Il disco, ricco di ospiti, completa una trilogia iniziata con “Notturno Americano”, in cui Clementi e Nuccini ripercorrevano l’America urbana di inizio secolo di Emanuel Carnevali, e proseguita con i  “Quattro Quartetti” di T. S. Eliot. Tre narratori per i quali quello che c'è da dire è tutto intorno a te, scrittori capaci di mostrare come anche l’infinitamente semplice della più squallida quotidianità abbia un'epica. “Forse è perché gli americani leggono la Bibbia: riescono trasportare nel mito anche una pompa di benzina nel mezzo del nulla”, spiega Clementi. “Questi tre dischi raccontano un'America ‘di mezzo ma laterale’. Carnevali perché era italiano, Eliot perché si 'spacciava' per inglese, Shepard per quella sensibilità che piace agli europei, come è piaciuta a Wim Wenders, col quale ha scritto la sceneggiatura di 'Don't Come Knocking' e ‘Paris, Texas’. La sua America è fatta di covoni di paglia, Plymouth e trattori: un'immagine un po' frusta, da svecchiare”. Come? “Ricollocandola nella nostra realtà di tutti i giorni, da osservare con lo sguardo curioso di Shepard.

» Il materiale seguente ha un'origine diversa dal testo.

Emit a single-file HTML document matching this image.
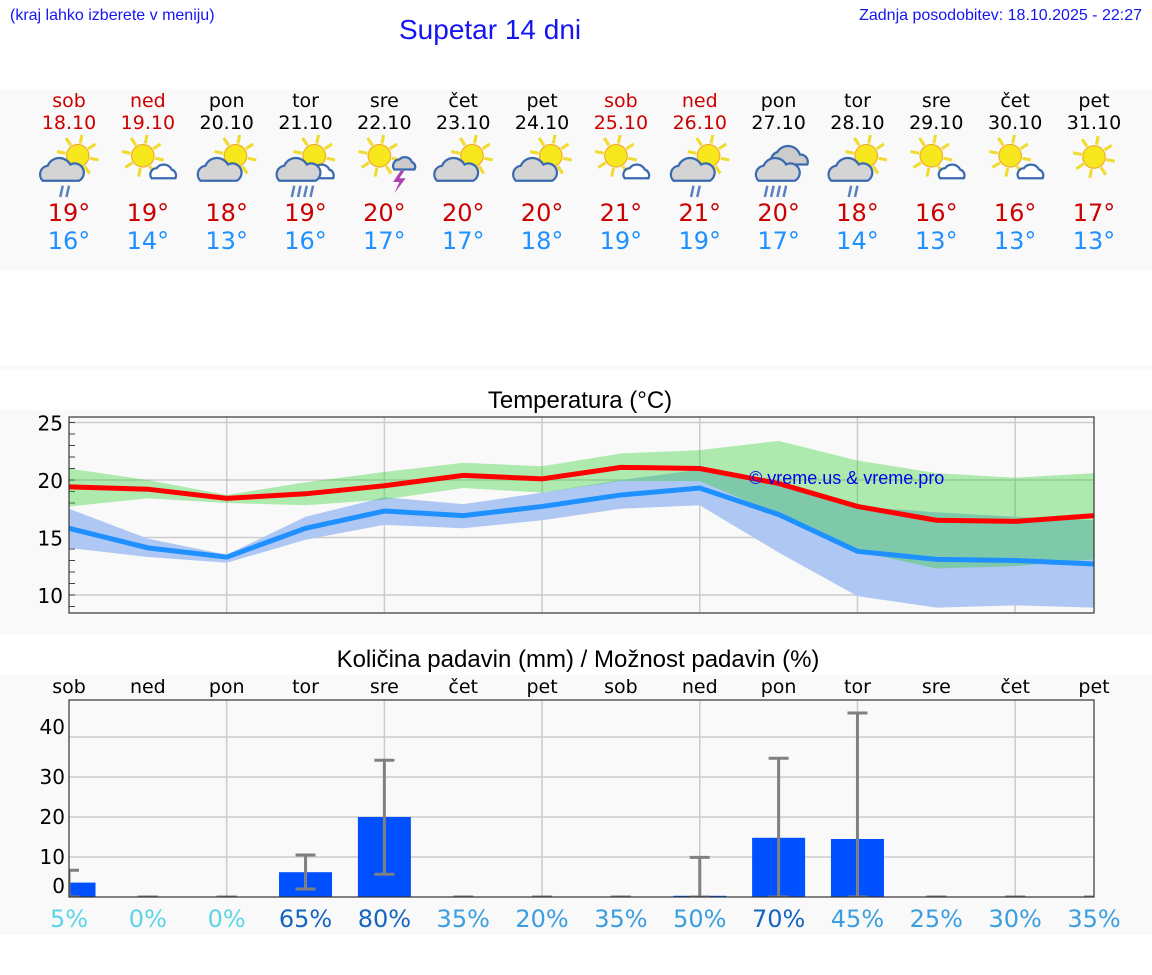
<!DOCTYPE html>
<html><head><meta charset="utf-8"><style>
body{margin:0;width:1152px;height:975px;background:#fff;overflow:hidden;position:relative;font-family:"DejaVu Sans",sans-serif}
.t{position:absolute;white-space:nowrap}
</style></head><body>
<div class="t" style="left:10px;top:7px;font:16px 'Liberation Sans',sans-serif;color:#1515f0">(kraj lahko izberete v meniju)</div>
<div class="t" style="left:399px;top:14px;font:28px 'Liberation Sans',sans-serif;color:#1515f0">Supetar 14 dni</div>
<div class="t" style="right:10px;top:7px;font:16px 'Liberation Sans',sans-serif;color:#1515f0">Zadnja posodobitev: 18.10.2025 - 22:27</div>
<svg id="s" width="1152" height="975" style="position:absolute;left:0;top:0"></svg>
<script>
const days=["sob","ned","pon","tor","sre","čet","pet","sob","ned","pon","tor","sre","čet","pet"];
const dates=["18.10","19.10","20.10","21.10","22.10","23.10","24.10","25.10","26.10","27.10","28.10","29.10","30.10","31.10"];
const hiTxt=[19,19,18,19,20,20,20,21,21,20,18,16,16,17];
const loTxt=[16,14,13,16,17,17,18,19,19,17,14,13,13,13];
const icons=["scr","sc","sC","scR","st","sC","sC","sc","scr","CR","scr","sc","sc","s"];
const maxLine=[19.4,19.2,18.4,18.8,19.5,20.4,20.1,21.1,21.0,19.7,17.7,16.5,16.4,16.9];
const maxHi=[21.0,20.0,18.7,19.8,20.7,21.5,21.2,22.3,22.6,23.4,21.7,20.6,20.2,20.6];
const maxLo=[17.7,18.4,18.0,17.8,18.3,19.3,18.9,19.9,19.9,17.0,13.8,12.3,12.5,13.1];
const minLine=[15.8,14.1,13.3,15.8,17.3,16.9,17.7,18.7,19.3,17.0,13.8,13.1,13.0,12.7];
const minHi=[17.5,14.9,13.5,16.8,18.5,17.9,18.9,20.0,20.9,19.7,17.7,17.2,16.8,16.5];
const minLo=[14.1,13.3,12.8,14.8,16.1,15.8,16.5,17.5,17.8,13.7,9.9,8.9,9.1,8.9];
const precip=[3.6,0,0,6.2,20,0,0,0,0.3,14.8,14.5,0,0,0];
const errLo=[0,0,0,2.0,5.7,0,0,0,0,0,0,0,0,0];
const errHi=[6.7,0,0,10.5,34.2,0,0,0,9.9,34.7,46,0,0,0];
const chance=[5,0,0,65,80,35,20,35,50,70,45,25,30,35];
const tTicks=[10,15,20,25];
const pTicks=[0,10,20,30,40];

const S=document.getElementById('s');const NS="http://www.w3.org/2000/svg";
function el(tag,at,txt){const e=document.createElementNS(NS,tag);for(const k in at)e.setAttribute(k,at[k]);if(txt!==undefined)e.textContent=txt;S.appendChild(e);return e;}
const X=i=>69+i*78.846;
const TY=t=>480-(t-20)*11.5;
const PY=m=>897-m*4;
let b;
b=el('rect',{x:0,y:90,width:1152,height:180,fill:'#f9f9f9'});
b=el('rect',{x:0,y:365,width:1152,height:5,fill:'#f9f9f9'});
b=el('rect',{x:0,y:410,width:1152,height:225,fill:'#f9f9f9'});
b=el('rect',{x:0,y:675,width:1152,height:260,fill:'#f9f9f9'});

function icon(cx,type){
  const g=el('g',{transform:`translate(${cx},167) scale(1.25)`});
  
  const add=(tag,at)=>{const e=document.createElementNS(NS,tag);for(const k in at)e.setAttribute(k,at[k]);g.appendChild(e);};
  if(type.includes('s')){
    const sx=type==='s'?0:(type.includes('C')||type.includes('r')||type.includes('R')?7:-4), sy=type==='s'?-8:-9;
    for(let k=0;k<8;k++){const a=k*Math.PI/4+0.2;add('line',{x1:sx+Math.cos(a)*10,y1:sy+Math.sin(a)*10,x2:sx+Math.cos(a)*17,y2:sy+Math.sin(a)*17,stroke:'#f0dc30','stroke-width':2.5});}
    add('circle',{cx:sx,cy:sy,r:9,fill:'#f6e81c',stroke:'#f0b030','stroke-width':1});
  }
  const big=type.includes('C')||type.includes('r')||type.includes('R');
  if(type.includes('c')&&!type.includes('r')){add('path',{d:'M3 9 a5 5 0 0 1 4-8 a7 7 0 0 1 12 1 a5 5 0 0 1 3 7 z',fill:'#fff',stroke:'#3a6ab0','stroke-width':1.8});}
  if(big){
    const ox=type.startsWith('C')?0:-5;
    if(type.startsWith('C'))add('path',{d:`M${ox-6} -2 a8 8 0 0 1 5-10 a10 10 0 0 1 18 2 a6 6 0 0 1 6 8 z`,fill:'#ccc',stroke:'#3a6ab0','stroke-width':1.8});
    add('path',{d:`M${ox-16} 11 a7 7 0 0 1 4-12 a10 10 0 0 1 18 -1 a7 7 0 0 1 7 13 z`,fill:'#d4d4d4',stroke:'#3a6ab0','stroke-width':1.8});
  }
  if(type.includes('r')){for(let k=0;k<2;k++)add('line',{x1:-5+k*5,y1:15,x2:-7+k*5,y2:24,stroke:'#5a80c0','stroke-width':2});}
  if(type.includes('R')){for(let k=0;k<4;k++)add('line',{x1:-9+k*5,y1:15,x2:-11+k*5,y2:24,stroke:'#5a80c0','stroke-width':2});}
  if(type.includes('t')){add('path',{d:'M8 2 a5 5 0 0 1 4-8 a6 6 0 0 1 10 2 a4 4 0 0 1 2 6 z',fill:'#ccc',stroke:'#3a6ab0','stroke-width':1.8});add('path',{d:'M13 3 l-6 9 h5 l-4 9 l9-12 h-5 l4-6 z',fill:'#b040b0'});}
}
days.forEach((d,i)=>{
  const c=(d==='sob'||d==='ned')?'#cc0000':'#000';
  let e=el('text',{x:X(i),y:107,'text-anchor':'middle','font-size':19,fill:c},d);
  e=el('text',{x:X(i),y:129,'text-anchor':'middle','font-size':19,fill:c},dates[i]);
  icon(X(i),icons[i]);
  e=el('text',{x:X(i),y:221,'text-anchor':'middle','font-size':24,fill:'#cc0000'},hiTxt[i]+'°');
  e=el('text',{x:X(i),y:249,'text-anchor':'middle','font-size':24,fill:'#1e90ff'},loTxt[i]+'°');
});
let e=el('text',{x:580,y:408,'text-anchor':'middle','font-size':24,'font-family':'Liberation Sans, sans-serif'},'Temperatura (°C)');
const L=69,R=1094,T1=417,B1=613;
e=el('rect',{x:L,y:T1,width:R-L,height:B1-T1,fill:'#f9f9f9'});
tTicks.forEach(t=>{e=el('line',{x1:L,x2:R,y1:TY(t),y2:TY(t),stroke:'#ccc','stroke-width':1.5});
 e=el('text',{x:63,y:TY(t)+8,'text-anchor':'end','font-size':20},t);});
for(let t=9;t<=25;t++){e=el('line',{x1:L,x2:L+6,y1:TY(t),y2:TY(t),stroke:'#444','stroke-width':1});}
for(let i=2;i<13;i+=2){e=el('line',{x1:X(i),x2:X(i),y1:T1,y2:B1,stroke:'#ccc','stroke-width':1.5});}
const band=(hi,lo)=>hi.map((v,i)=>X(i)+','+TY(v)).join(' ')+' '+lo.map((v,i)=>X(i)+','+TY(v)).reverse().join(' ');
const line=a=>a.map((v,i)=>X(i)+','+TY(v)).join(' ');
e=el('polygon',{points:band(minHi,minLo),fill:'#afc7f3'});
e=el('polygon',{points:band(maxHi,maxLo),fill:'rgb(34,206,34)','fill-opacity':0.35});
e=el('polyline',{points:line(maxLine),fill:'none',stroke:'#ff0000','stroke-width':5});
e=el('polyline',{points:line(minLine),fill:'none',stroke:'#1e90ff','stroke-width':5});
e=el('text',{x:749,y:484,'font-size':18,fill:'#0000ee','font-family':'Liberation Sans, sans-serif'},'© vreme.us & vreme.pro');
e=el('rect',{x:L,y:T1,width:R-L,height:B1-T1,fill:'none',stroke:'#333','stroke-width':1.2});
e=el('text',{x:578,y:667,'text-anchor':'middle','font-size':24,'font-family':'Liberation Sans, sans-serif'},'Količina padavin (mm) / Možnost padavin (%)');
const T2=700,B2=897;
e=el('rect',{x:L,y:T2,width:R-L,height:B2-T2,fill:'#f9f9f9'});
pTicks.forEach(t=>{if(t>0){e=el('line',{x1:L,x2:R,y1:PY(t),y2:PY(t),stroke:'#ccc','stroke-width':1.5});}
 const ly=t===40?PY(t)-10:(t===0?PY(t)-11:PY(t));
 e=el('text',{x:65,y:ly+7,'text-anchor':'end','font-size':20},t);});
for(let i=2;i<13;i+=2){e=el('line',{x1:X(i),x2:X(i),y1:T2,y2:B2,stroke:'#ccc','stroke-width':1.5});}
const clip=el('clipPath',{id:'pc'});const cr=document.createElementNS(NS,'rect');cr.setAttribute('x',L);cr.setAttribute('y',T2);cr.setAttribute('width',R-L);cr.setAttribute('height',B2-T2);clip.appendChild(cr);
const pg=el('g',{'clip-path':'url(#pc)'});
precip.forEach((v,i)=>{
  e=document.createElementNS(NS,'rect');e.setAttribute('x',X(i)-26.5);e.setAttribute('y',PY(v));e.setAttribute('width',53);e.setAttribute('height',B2-PY(v));e.setAttribute('fill','#0050ff');
  pg.appendChild(e);
  const mk=(x1,y1,x2,y2,n)=>{const l=document.createElementNS(NS,'line');l.setAttribute('x1',x1);l.setAttribute('y1',y1);l.setAttribute('x2',x2);l.setAttribute('y2',y2);l.setAttribute('stroke','#808080');l.setAttribute('stroke-width',3);
    pg.appendChild(l);};
  mk(X(i),PY(errLo[i]),X(i),PY(errHi[i]),'error-bar');
  mk(X(i)-10,PY(errHi[i]),X(i)+10,PY(errHi[i]),'error-cap-top');
  mk(X(i)-10,PY(errLo[i]),X(i)+10,PY(errLo[i]),'error-cap-bottom');
});
e=el('rect',{x:L,y:T2,width:R-L,height:B2-T2,fill:'none',stroke:'#333','stroke-width':1.2});
days.forEach((d,i)=>{
  e=el('text',{x:X(i),y:693,'text-anchor':'middle','font-size':19},d);
  const p=chance[i];const c=p<=5?'#5dd5e8':(p>=65?'#1565c0':'#3a9ee0');
  e=el('text',{x:X(i),y:927,'text-anchor':'middle','font-size':24,fill:c},p+'%');
});
</script>
</body></html>
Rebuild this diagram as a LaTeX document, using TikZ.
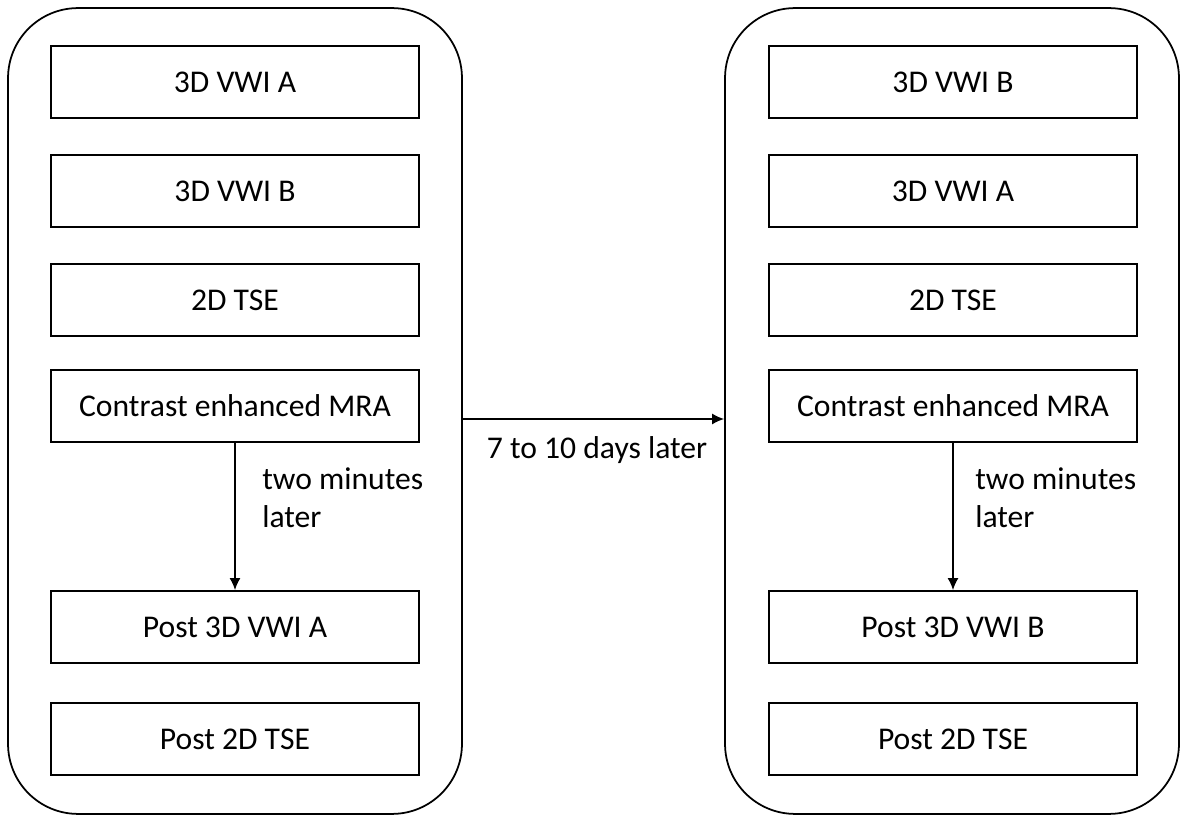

In fondo lui raccontava le sue Casalecchio di Reno”, ci spiega “Mimì” Clementi. “un po’ come nel cinema ha fatto Jean-Pierre Melville, genio del noir e del polar che cercava l’America nei paesaggi francesi”, dice. E così lui e Nuccini, in una foto che gira insieme al comunicato stampa, sembrano due vecchi cowboy fuori da un rodeo, in un pomeriggio d’inverno che gonfia le banfiere a stelle e strisce. “E invece è un luna park di  Bologna, su via Stalingrado”, ride.

  

Lo incontriamo al Monk di Roma. E' sbarbato e sa di fresco anche dopo il concerto. Del resto il suo non è mai stato un rock sudato. Ammesso che si possa appiccicare l'etichetta di rock anche a questo album di archi e fiati e spoken word, che unisce alle chitarre di Nuccini le suite orchestrali e i sintetizzatori analogici. Su quel fondale polveroso, in un flusso di umanità stropicciate, catrame bollente e asfalto, galleggia la voce densa e ipnotica di Clementi. “Anche con la musica abbiamo cercato di creare un ponte tra Stati Uniti ed Europa”, dice. Così nel disco la tradizione nordamericana si fonde con il sound di Bristol anni ’90 e con le anime chicane della Baja California. Malinconie di frontiera.

  

 

“Sono come un thailandese che canta Verdi”, scherza Clementi, che forse si sente un po' Salgari, un viaggiatore di carta. “Descrivo un paesaggio che non ho mai visto di persona. Sono stato nelle nevrotiche metropoli degli Stati Uniti, ma mai nello spazio sterminato del Midwest, che per me resta esotico ed estraneo. Un luogo con uno squallore che qui non conosciamo, dove ci si può staccare del tutto dalla società”. 

 
“Prima di fare questo disco - aggiunge - con Corrado cercavamo un autore italiano. Per un po’ ho pensato a Roberto Roversi, poeta e paroliere di Lucio Dalla. Ma in quei testi non c'ero io dentro. Eppure abbiamo addirittura amici comuni, lui ha raccontato un mondo che conosco bene, una città, Bologna, nella quale vivo da anni. Però, forse perché ancorato all’attualità e alla politica di altri anni, lo sento più distante di uno dal quale mi divide un oceano intero. Così alla fine ho  scelto un autore lontano che però racconta di me”.

 
Quelli di Shepard sono racconti dal finale insieme definitivo e sospeso, che serve qualche minuto a digerire. Con questo disco Clementi e Nuccini danno voce e corpo alla sospensione. E accendono gli occhi - piccoli e blu - dei dinosauri.